The Board of Lafarge Africa Plc has approved a dividend payout N13bn, which translates to N1.50 per share to its shareholders. The approved dividend represents a 45 kobo increase per share on the 2016 dividend and is payable net of applicable taxes.
Speaking at the Annual General Meeting of Lafarge Africa Plc, The Chairman Mr. Mobolaji Balogun said the dividend payout is in appreciation of the support shown by the shareholders so far and a worthy return on their investments.
“The Board of Directors is mindful of the support of all our shareholders through the difficult but necessary journey to transform the company into a more agile and correctly financed business ready to benefit from the potential opportunities in Nigerian building materials (market),” Balogun said at the well-attended AGM of Lafarge Africa.
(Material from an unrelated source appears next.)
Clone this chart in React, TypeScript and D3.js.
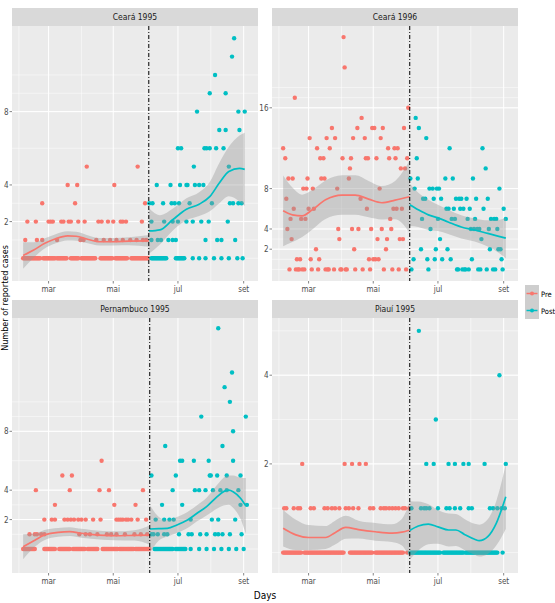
import * as d3 from 'd3'

// ---- data ----
const panelTitles = ['Ceará 1995', 'Ceará 1996', 'Pernambuco 1995', 'Piauí 1995']
const monthLabels = ['mar', 'mai', 'jul', 'set']
const monthDates = [new Date(1995, 2, 1), new Date(1995, 4, 1), new Date(1995, 6, 1), new Date(1995, 8, 1)]
const monthMinorDates = [new Date(1995, 1, 1), new Date(1995, 3, 1), new Date(1995, 5, 1), new Date(1995, 7, 1)]
const xLimits = [new Date(1995, 0, 25, 12), new Date(1995, 8, 14, 12)]
const firstDay = new Date(1995, 1, 5)
const yBreaks = [2, 4, 8, 16]
const yLimits = [[-1.24, 12.67], [-1.15, 24.1], [-1.63, 15.7], [-0.46, 5.29]]
const cutDays = [118.5, 119.4, 119.4, 119.4]
const groups = ['Pre', 'Post']

// rows[v] = days after firstDay with a count of v; [a, b] = a dense run of dots
const ceara1995Rows: (number | number[])[][] = [
  [[0, 16], [19, 30], [32, 41], [45, 52], [55, 68], [73, 84], [87, 98], [102, 118], [121, 135], [144, 152], 160, 166, 172, 180, 187, 194, 202, 207],
  [2, 13, 18, 32, 54, 57, 69, 76, 82, 88, 94, 101, 107, 113, 116, 121, 127, 130, 137, 141, 144, 172, 183, 187, 200],
  [4, 12, 24, 26, 28, 36, 38, 43, 45, 52, 58, 71, 74, 80, 85, 92, 94, 97, 112, 121, 133, 141, 146, 154, 160, 168, 175, 193],
  [18, 49, 115, 119, 122, 132, 140, 143, 147, 157, 178, 195, 198, 203, 206],
  [42, 51, 86, 126, 139, 148, 154, 155, 162, 166, 170],
  [60, 108, 161, 194],
  [146, 149, 171, 173, 176, 182, 189],
  [185, 191, 204],
  [164, 203, 209],
  [176, 191],
  [181],
  [197],
  [199],
]

const ceara1996Rows: (number | number[])[][] = [
  [6, 12, 14, 15, 18, 20, 27, 33, 40, 42, 43, 48, 54, 55, 59, 60, 68, 75, 82, 95, 103, 109, 116, 121, 137, 164, 165, 169, 171, 172, 175, 184, 186, 192, 198, 200, 207],
  [13, 16, 26, 34, 81, 85, 87, 90, 123, 136, 143, 150, 158, 178, 206],
  [31, 67, 97, 130, 144, 155, 195, 203, 205],
  [8, 53, 89, 98, 110, 113, 148, 187],
  [4, 52, 65, 71, 83, 93, 102, 139, 177, 180, 183, 185, 194, 202],
  [7, 17, 21, 101, 131, 146, 159, 162, 174, 181, 196, 199, 201, 210],
  [10, 24, 29, 79, 104, 107, 112, 154, 156, 161, 167, 170, 176, 189, 208],
  [3, 73, 132, 134, 142, 149, 163, 166, 168, 173, 182, 193],
  [19, 22, 28, 51, 91, 124, 138, 141, 145, 147, 204],
  [5, 9, 23, 36, 39, 62, 120, 127, 153, 160, 179],
  [63, 111, 115, 191],
  [2, 35, 38, 56, 64, 78, 80, 88, 100, 106, 117, 126],
  [0, 32, 44, 99, 105, 108, 157, 188],
  [25, 41, 49, 66, 77, 92, 135],
  [46, 70, 84, 86, 94, 114, 128],
  [74, 125],
  [118],
  [11],
  [],
  [],
  [58],
  [],
  [],
  [57],
]

const pernambucoRows: (number | number[])[][] = [
  [[0, 11], [20, 30], [34, 44], [47, 58], [61, 70], [75, 89], [91, 104], [106, 119], [124, 141], [144, 153], 158, 166, 173, 180, 187, 194, 201, 208],
  [6, 11, 13, 17, 20, 53, 59, 63, 70, 79, 83, 88, 96, 105, 111, 117, 121, 123, 127, 133, 136, 147, 156, 159, 167, 173, 181, 184, 188, 195, 206],
  [20, 27, 30, 39, 42, 45, 48, 52, 55, 59, 66, 73, 88, 90, 92, 94, 97, 99, 102, 108, 116, 125, 133, 138, 142, 158, 178, 184, 200],
  [30, 86, 106, 131, 150, 205, 211],
  [12, 44, 72, 81, 113, 141, 162, 166, 172, 179, 186, 192, 203],
  [37, 46, 121, 144, 176, 177, 183, 192, 205],
  [74, 148, 150, 161, 175, 198],
  [134, 188],
  [198],
  [168, 210],
  [195],
  [190],
  [197],
  [],
  [],
  [184],
]

const piauiRows: (number | number[])[][] = [
  [[0, 17], [20, 57], [63, 84], [87, 113], 117, [120, 148], [151, 170], [172, 202], 207],
  [1, 3, 10, 14, 16, 26, 29, 39, 42, 46, 49, 53, 59, 62, 66, 71, 82, 85, 92, 95, 97, 100, 103, 106, 109, 113, 115, 119, 121, 130, 133, 135, 138, 146, 154, 157, 162, 167, 175, 178, 195, 198, 202, 206, 209],
  [18, 58, 65, 72, 78, 135, 142, 156, 162, 170, 175, 190, 210],
  [144],
  [204],
  [128],
]

// loess fits: [day, fit, half width of the grey band]
const ceara1995PreFit = [[0, 0.15, 0.72], [10, 0.45, 0.42], [20, 0.8, 0.28], [30, 1.05, 0.25], [42, 1.22, 0.25], [50, 1.2, 0.24], [60, 1.05, 0.22], [72, 0.9, 0.2], [85, 0.9, 0.2], [100, 0.93, 0.22], [118.5, 0.95, 0.32]]
const ceara1995PostFit = [[118.5, 1.49, 1.25], [129, 1.55, 0.8], [141, 2.1, 0.6], [154, 2.67, 0.6], [166, 2.95, 0.65], [176, 3.36, 0.8], [185, 4.1, 1.1], [194, 4.73, 1.35], [204, 4.9, 1.8], [209, 4.85, 2.0]]
const ceara1996PreFit = [[0, 5.8, 3.5], [8.75, 5.4, 2.7], [18, 5.3, 2.1], [27.5, 5.9, 1.95], [40, 6.9, 1.9], [55.6, 7.36, 1.95], [68, 7.36, 1.95], [80.6, 6.96, 1.8], [93, 6.6, 1.65], [105.6, 6.86, 1.9], [119.4, 7.2, 3.6]]
const ceara1996PostFit = [[119.4, 6.4, 2.1], [127.5, 5.9, 1.7], [137, 5.4, 1.5], [146, 5.1, 1.3], [155.6, 4.7, 1.2], [168, 4.2, 1.15], [180.6, 3.9, 1.15], [193, 3.56, 1.3], [202.5, 3.3, 1.6], [210, 3.1, 2.0]]
const pernambucoPreFit = [[0, 0.16, 0.85], [11, 0.6, 0.45], [20, 0.95, 0.35], [33, 1.13, 0.3], [44, 1.18, 0.3], [55, 1.07, 0.3], [64, 1.0, 0.3], [86, 0.9, 0.3], [105, 0.93, 0.35], [119.4, 0.95, 0.65]]
const pernambucoPostFit = [[119.4, 1.36, 1.65], [128, 1.38, 0.8], [136, 1.4, 0.55], [145, 1.63, 0.55], [155, 1.97, 0.55], [164, 2.43, 0.55], [173, 2.88, 0.6], [183, 3.56, 0.8], [189, 3.9, 0.95], [194, 4.0, 1.0], [198, 3.9, 1.1], [205, 3.45, 1.4], [210, 2.93, 1.9]]
const piauiPreFit = [[0, 0.55, 0.41], [12, 0.4, 0.34], [24, 0.34, 0.28], [40, 0.34, 0.26], [49, 0.45, 0.27], [59, 0.57, 0.26], [71, 0.52, 0.2], [87, 0.47, 0.2], [102.5, 0.44, 0.2], [112, 0.46, 0.3], [119.4, 0.51, 0.64]]
const piauiPostFit = [[119.4, 0.5, 0.66], [127.5, 0.6, 0.55], [137, 0.64, 0.45], [146, 0.58, 0.38], [156, 0.51, 0.37], [163, 0.51, 0.36], [171, 0.41, 0.35], [180.6, 0.3, 0.35], [185, 0.27, 0.36], [193, 0.36, 0.39], [201, 0.66, 0.5], [210, 1.26, 0.73]]

const panelRows = [ceara1995Rows, ceara1996Rows, pernambucoRows, piauiRows]
const panelFits = [
  [ceara1995PreFit, ceara1995PostFit],
  [ceara1996PreFit, ceara1996PostFit],
  [pernambucoPreFit, pernambucoPostFit],
  [piauiPreFit, piauiPostFit],
]

// ---- layout ----
const W = 555
const H = 603
const colX = [12, 272]
const rowY = [26, 318]
const panelW = 246
const panelH = 255
const stripH = 18
const colors = ['#F8766D', '#00BFC4']
const font = "'Liberation Sans Narrow', 'DejaVu Sans Condensed', 'Arial Narrow', sans-serif"

const dayDate = (d: number) => new Date(firstDay.getTime() + d * 864e5)

function minorBreaks(major: number[], lim: number[]) {
  const b = major.slice()
  const bd = b[1] - b[0]
  if (lim[0] < b[0]) b.unshift(b[0] - bd)
  if (lim[1] > b[b.length - 1]) b.push(b[b.length - 1] + bd)
  const out: number[] = []
  for (let k = 0; k < b.length - 1; k++) out.push(b[k], (b[k] + b[k + 1]) / 2)
  out.push(b[b.length - 1])
  return out.filter(v => v >= lim[0] && v <= lim[1])
}

function Panel({ idx }: { idx: number }) {
  const x0 = colX[idx % 2]
  const y0 = rowY[Math.floor(idx / 2)]
  const x = d3.scaleTime().domain(xLimits).range([x0, x0 + panelW])
  const y = d3.scaleLinear().domain(yLimits[idx]).range([y0 + panelH, y0])
  const major = yBreaks.filter(b => b >= yLimits[idx][0] && b <= yLimits[idx][1])
  const minor = minorBreaks(major, yLimits[idx])
  const cut = cutDays[idx]

  const points: { d: number; v: number }[] = []
  panelRows[idx].forEach((row, v) => {
    row.forEach(e => {
      if (Array.isArray(e)) {
        for (let d = e[0]; d <= e[1]; d++) points.push({ d, v })
      } else points.push({ d: e, v })
    })
  })

  const line = d3.line<number[]>()
    .x(p => x(dayDate(p[0])))
    .y(p => y(p[1]))
    .curve(d3.curveMonotoneX)
  const band = d3.area<number[]>()
    .x(p => x(dayDate(p[0])))
    .y0(p => y(p[1] - p[2]))
    .y1(p => y(p[1] + p[2]))
    .curve(d3.curveMonotoneX)

  const clipId = `clip-${idx}`
  const cutX = x(dayDate(cut))

  return (
    <g>
      <defs>
        <clipPath id={clipId}>
          <rect x={x0} y={y0} width={panelW} height={panelH} />
        </clipPath>
      </defs>
      {/* strip */}
      <rect x={x0} y={y0 - stripH} width={panelW} height={stripH} fill="#D9D9D9" />
      <text x={x0 + panelW / 2} y={y0 - stripH / 2 + 3} textAnchor="middle" fontSize={8.5} fill="#1A1A1A" fontFamily={font}>
        {panelTitles[idx]}
      </text>
      {/* panel + grid */}
      <rect x={x0} y={y0} width={panelW} height={panelH} fill="#EBEBEB" />
      {minor.map(v => (
        <line key={'ym' + v} x1={x0} x2={x0 + panelW} y1={y(v)} y2={y(v)} stroke="#fff" strokeWidth={0.5} />
      ))}
      {monthMinorDates.map((m, i) => (
        <line key={'xm' + i} x1={x(m)} x2={x(m)} y1={y0} y2={y0 + panelH} stroke="#fff" strokeWidth={0.5} />
      ))}
      {major.map(v => (
        <line key={'yM' + v} x1={x0} x2={x0 + panelW} y1={y(v)} y2={y(v)} stroke="#fff" strokeWidth={1} />
      ))}
      {monthDates.map((m, i) => (
        <line key={'xM' + i} x1={x(m)} x2={x(m)} y1={y0} y2={y0 + panelH} stroke="#fff" strokeWidth={1} />
      ))}
      <g clipPath={`url(#${clipId})`}>
        {points.map((p, i) => (
          <circle key={i} cx={x(dayDate(p.d))} cy={y(p.v)} r={2.2} fill={p.d < cut ? colors[0] : colors[1]} />
        ))}
        {panelFits[idx].map((fit, g) => (
          <path key={'b' + g} d={band(fit) || ''} fill="#999999" fillOpacity={0.4} />
        ))}
        {panelFits[idx].map((fit, g) => (
          <path key={'l' + g} d={line(fit) || ''} fill="none" stroke={colors[g]} strokeWidth={1.7} />
        ))}
        <line x1={cutX} x2={cutX} y1={y0} y2={y0 + panelH} stroke="#000" strokeWidth={1} strokeDasharray="4,2,1,2" />
      </g>
      {/* y axis */}
      {major.map(v => (
        <g key={'yt' + v}>
          <line x1={x0 - 2.5} x2={x0} y1={y(v)} y2={y(v)} stroke="#333" strokeWidth={0.6} />
          <text x={x0 - 3.5} y={y(v) + 3} textAnchor="end" fontSize={8} fill="#4D4D4D" fontFamily={font}>{v}</text>
        </g>
      ))}
      {/* x axis */}
      {monthDates.map((m, i) => (
        <g key={'xt' + i}>
          <line x1={x(m)} x2={x(m)} y1={y0 + panelH} y2={y0 + panelH + 2.5} stroke="#333" strokeWidth={0.6} />
          <text x={x(m)} y={y0 + panelH + 11} textAnchor="middle" fontSize={8} fill="#4D4D4D" fontFamily={font}>{monthLabels[i]}</text>
        </g>
      ))}
    </g>
  )
}

export default function App() {
  return (
    <svg width={W} height={H} style={{ position: 'absolute', left: 0, top: 0, background: '#fff' }}>
      {panelTitles.map((_, i) => <Panel key={i} idx={i} />)}
      <text x={265} y={599} textAnchor="middle" fontSize={10} fill="#000" fontFamily={font}>Days</text>
      <text transform={`translate(7.5,298) rotate(-90)`} textAnchor="middle" fontSize={9} fill="#000" fontFamily={font}>
        Number of reported cases
      </text>
      {/* legend */}
      {groups.map((gname, i) => {
        const ky = 285 + i * 17
        return (
          <g key={gname}>
            <rect x={525} y={ky} width={14} height={17} fill="#F2F2F2" />
            <rect x={525} y={ky} width={14} height={17} fill="#999999" fillOpacity={0.4} />
            <line x1={526.5} x2={537.5} y1={ky + 8.5} y2={ky + 8.5} stroke={colors[i]} strokeWidth={1.5} />
            <circle cx={532} cy={ky + 8.5} r={2} fill={colors[i]} />
            <text x={541} y={ky + 11.5} fontSize={7.5} fill="#000" fontFamily={font}>{gname}</text>
          </g>
        )
      })}
    </svg>
  )
}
He also assured shareholders that restructuring of the capital structure of the company largely completed through the past year would help to significantly reduce the cost of financing and currency translation risk.
Balogun added that the company’s recent N131.6bn rights issue, the largest ever rights issue in Nigeria which was also fully subscribed, has helped to significantly reduce the foreign exchange debt exposure by 50 per cent and the Board of Directors is already reviewing options to deal with the remaining FX debt.
He announced that the company is implementing a new route-to-market initiative aimed at supporting the anticipated growth in demand as the country gradually recovers from recession and as foreign exchange rates stabilise.
Also speaking at the event, the Country Chief Executive Officer, Lafarge Africa, Michel Puchercos expressed optimism about the performance of Lafarge Africa Plc during the current year. He pointed out that the Q1 results for 2018 show stability in the market and operations which have kept revenues steady in the past quarter.
“Improvement plans in Nigeria delivered strong operational performance while turnaround actions will be consolidated further in 2018 through energy optimization as well as commercial and logistic improvement,” Puchercos said. The Lafarge Africa CEO is optimistic that favourable pricing in Nigeria coupled with gains from logistic and commercial initiatives will sustain market share.
“The target is to significantly build EBITDA margins. The South Africa economy is expected to grow in 2018 which should impact on our South Africa operations. Our turnaround plan in South Africa which is focused on cost containment, commercial transformation and industrial stabilization is expected to return our SA business to profitability,” said Puchercos.